▼
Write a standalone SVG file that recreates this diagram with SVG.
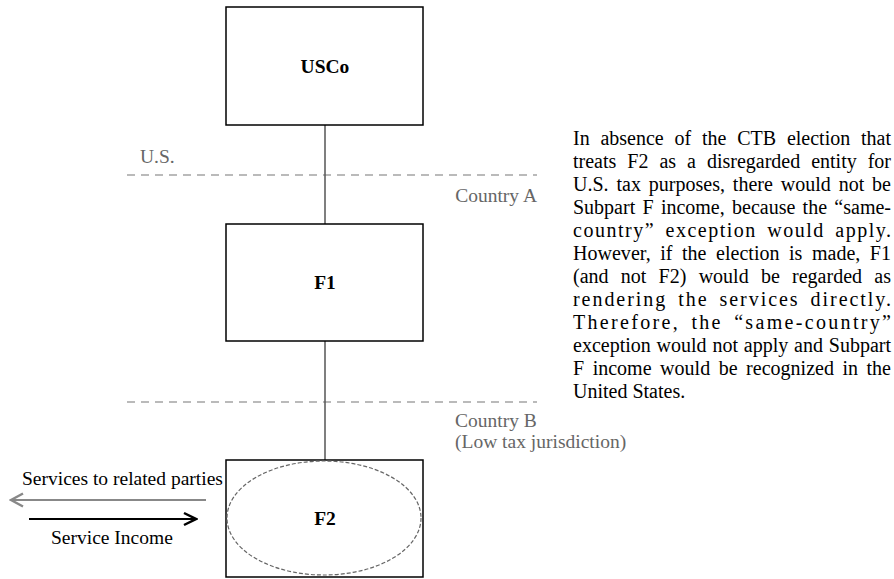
<svg xmlns="http://www.w3.org/2000/svg" width="894" height="579" viewBox="0 0 894 579">
  <style>
    .box { fill: #fff; stroke: #000; stroke-width: 1.5; }
    .link { stroke: #555; stroke-width: 1.5; fill: none; }
    .border { stroke: #777; stroke-width: 1.2; stroke-dasharray: 8 6; fill: none; }
    .entity { fill: none; stroke: #666; stroke-width: 1.2; stroke-dasharray: 4 2; }
  </style>
  <defs>
    <marker id="chevGray" viewBox="0 0 16 16" refX="14" refY="8" markerWidth="16" markerHeight="16" markerUnits="userSpaceOnUse" orient="auto">
      <path d="M2,1.5 L14,8 L2,14.5" fill="none" stroke="#888" stroke-width="2.5"/>
    </marker>
    <marker id="chevBlack" viewBox="0 0 16 16" refX="14" refY="8" markerWidth="16" markerHeight="16" markerUnits="userSpaceOnUse" orient="auto">
      <path d="M2,2 L14,8 L2,14" fill="none" stroke="#000" stroke-width="2.5"/>
    </marker>
  </defs>

  <rect width="894" height="579" fill="#fff"/>

  <!-- jurisdiction borders and their labels -->
  <g id="borders" font-family="Liberation Serif, serif" font-size="19.5" fill="#666">
    <line class="border" x1="127" y1="175" x2="537" y2="175"/>
    <line class="border" x1="127" y1="402" x2="537" y2="402"/>
    <text x="140" y="163">U.S.</text>
    <text x="537" y="202" text-anchor="end">Country A</text>
    <text x="455" y="427">Country B</text>
    <text x="455" y="448">(Low tax jurisdiction)</text>
  </g>

  <!-- ownership connectors -->
  <g id="connectors">
    <line class="link" x1="325" y1="125" x2="325" y2="224"/>
    <line class="link" x1="325" y1="341" x2="325" y2="460"/>
  </g>

  <g id="usco" font-family="Liberation Serif, serif" font-size="19.5" font-weight="bold" text-anchor="middle">
    <rect class="box" x="226" y="7" width="197" height="118"/>
    <text x="325" y="73">USCo</text>
  </g>

  <g id="f1" font-family="Liberation Serif, serif" font-size="19.5" font-weight="bold" text-anchor="middle">
    <rect class="box" x="226" y="224" width="197" height="117"/>
    <text x="325" y="289">F1</text>
  </g>

  <g id="f2" font-family="Liberation Serif, serif" font-size="19.5" font-weight="bold" text-anchor="middle">
    <rect class="box" x="226" y="460" width="197" height="117"/>
    <ellipse class="entity" cx="324" cy="518" rx="97" ry="57"/>
    <text x="325" y="525">F2</text>
  </g>

  <!-- service flows -->
  <g id="flows" font-family="Liberation Serif, serif" font-size="19.5">
    <line x1="206" y1="500" x2="11" y2="500" stroke="#888" stroke-width="2" marker-end="url(#chevGray)"/>
    <line x1="29" y1="519" x2="196" y2="519" stroke="#000" stroke-width="2" marker-end="url(#chevBlack)"/>
    <text x="22" y="485">Services to related parties</text>
    <text x="51" y="544">Service Income</text>
  </g>

  <!-- explanatory note, justified to a 318px column -->
  <g id="note" font-family="Liberation Serif, serif" font-size="20" fill="#000">
    <text x="573" y="145" word-spacing="5.8" textLength="318" lengthAdjust="spacing">In absence of the CTB election that</text>
    <text x="573" y="168" word-spacing="6" textLength="318" lengthAdjust="spacing">treats F2 as a disregarded entity for</text>
    <text x="573" y="191" word-spacing="2.9" textLength="318" lengthAdjust="spacing">U.S. tax purposes, there would not be</text>
    <text x="573" y="214" word-spacing="2.3" textLength="318" lengthAdjust="spacing">Subpart F income, because the “same-</text>
    <text x="573" y="237" word-spacing="4" textLength="318" lengthAdjust="spacing">country” exception would apply.</text>
    <text x="573" y="260" word-spacing="4.5" textLength="318" lengthAdjust="spacing">However, if the election is made, F1</text>
    <text x="573" y="283" word-spacing="7.2" textLength="318" lengthAdjust="spacing">(and not F2) would be regarded as</text>
    <text x="573" y="306" word-spacing="4" textLength="318" lengthAdjust="spacing">rendering the services directly.</text>
    <text x="573" y="329" word-spacing="4" textLength="318" lengthAdjust="spacing">Therefore, the “same-country”</text>
    <text x="573" y="352" word-spacing="0.8" textLength="318" lengthAdjust="spacing">exception would not apply and Subpart</text>
    <text x="573" y="375" word-spacing="3.5" textLength="318" lengthAdjust="spacing">F income would be recognized in the</text>
    <text x="573" y="398">United States.</text>
  </g>
</svg>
▲
▶ TASK TO COMPLETE:
Set down all the data again exactly as above, pictures excluded.

▶ WRITTEN SOLUTION:
Write a standalone SVG file that recreates this diagram with SVG.
<svg xmlns="http://www.w3.org/2000/svg" width="894" height="579" viewBox="0 0 894 579">
  <style>
    .box { fill: #fff; stroke: #000; stroke-width: 1.5; }
    .link { stroke: #555; stroke-width: 1.5; fill: none; }
    .border { stroke: #777; stroke-width: 1.2; stroke-dasharray: 8 6; fill: none; }
    .entity { fill: none; stroke: #666; stroke-width: 1.2; stroke-dasharray: 4 2; }
  </style>
  <defs>
    <marker id="chevGray" viewBox="0 0 16 16" refX="14" refY="8" markerWidth="16" markerHeight="16" markerUnits="userSpaceOnUse" orient="auto">
      <path d="M2,1.5 L14,8 L2,14.5" fill="none" stroke="#888" stroke-width="2.5"/>
    </marker>
    <marker id="chevBlack" viewBox="0 0 16 16" refX="14" refY="8" markerWidth="16" markerHeight="16" markerUnits="userSpaceOnUse" orient="auto">
      <path d="M2,2 L14,8 L2,14" fill="none" stroke="#000" stroke-width="2.5"/>
    </marker>
  </defs>

  <rect width="894" height="579" fill="#fff"/>

  <!-- jurisdiction borders and their labels -->
  <g id="borders" font-family="Liberation Serif, serif" font-size="19.5" fill="#666">
    <line class="border" x1="127" y1="175" x2="537" y2="175"/>
    <line class="border" x1="127" y1="402" x2="537" y2="402"/>
    <text x="140" y="163">U.S.</text>
    <text x="537" y="202" text-anchor="end">Country A</text>
    <text x="455" y="427">Country B</text>
    <text x="455" y="448">(Low tax jurisdiction)</text>
  </g>

  <!-- ownership connectors -->
  <g id="connectors">
    <line class="link" x1="325" y1="125" x2="325" y2="224"/>
    <line class="link" x1="325" y1="341" x2="325" y2="460"/>
  </g>

  <g id="usco" font-family="Liberation Serif, serif" font-size="19.5" font-weight="bold" text-anchor="middle">
    <rect class="box" x="226" y="7" width="197" height="118"/>
    <text x="325" y="73">USCo</text>
  </g>

  <g id="f1" font-family="Liberation Serif, serif" font-size="19.5" font-weight="bold" text-anchor="middle">
    <rect class="box" x="226" y="224" width="197" height="117"/>
    <text x="325" y="289">F1</text>
  </g>

  <g id="f2" font-family="Liberation Serif, serif" font-size="19.5" font-weight="bold" text-anchor="middle">
    <rect class="box" x="226" y="460" width="197" height="117"/>
    <ellipse class="entity" cx="324" cy="518" rx="97" ry="57"/>
    <text x="325" y="525">F2</text>
  </g>

  <!-- service flows -->
  <g id="flows" font-family="Liberation Serif, serif" font-size="19.5">
    <line x1="206" y1="500" x2="11" y2="500" stroke="#888" stroke-width="2" marker-end="url(#chevGray)"/>
    <line x1="29" y1="519" x2="196" y2="519" stroke="#000" stroke-width="2" marker-end="url(#chevBlack)"/>
    <text x="22" y="485">Services to related parties</text>
    <text x="51" y="544">Service Income</text>
  </g>

  <!-- explanatory note, justified to a 318px column -->
  <g id="note" font-family="Liberation Serif, serif" font-size="20" fill="#000">
    <text x="573" y="145" word-spacing="5.8" textLength="318" lengthAdjust="spacing">In absence of the CTB election that</text>
    <text x="573" y="168" word-spacing="6" textLength="318" lengthAdjust="spacing">treats F2 as a disregarded entity for</text>
    <text x="573" y="191" word-spacing="2.9" textLength="318" lengthAdjust="spacing">U.S. tax purposes, there would not be</text>
    <text x="573" y="214" word-spacing="2.3" textLength="318" lengthAdjust="spacing">Subpart F income, because the “same-</text>
    <text x="573" y="237" word-spacing="4" textLength="318" lengthAdjust="spacing">country” exception would apply.</text>
    <text x="573" y="260" word-spacing="4.5" textLength="318" lengthAdjust="spacing">However, if the election is made, F1</text>
    <text x="573" y="283" word-spacing="7.2" textLength="318" lengthAdjust="spacing">(and not F2) would be regarded as</text>
    <text x="573" y="306" word-spacing="4" textLength="318" lengthAdjust="spacing">rendering the services directly.</text>
    <text x="573" y="329" word-spacing="4" textLength="318" lengthAdjust="spacing">Therefore, the “same-country”</text>
    <text x="573" y="352" word-spacing="0.8" textLength="318" lengthAdjust="spacing">exception would not apply and Subpart</text>
    <text x="573" y="375" word-spacing="3.5" textLength="318" lengthAdjust="spacing">F income would be recognized in the</text>
    <text x="573" y="398">United States.</text>
  </g>
</svg>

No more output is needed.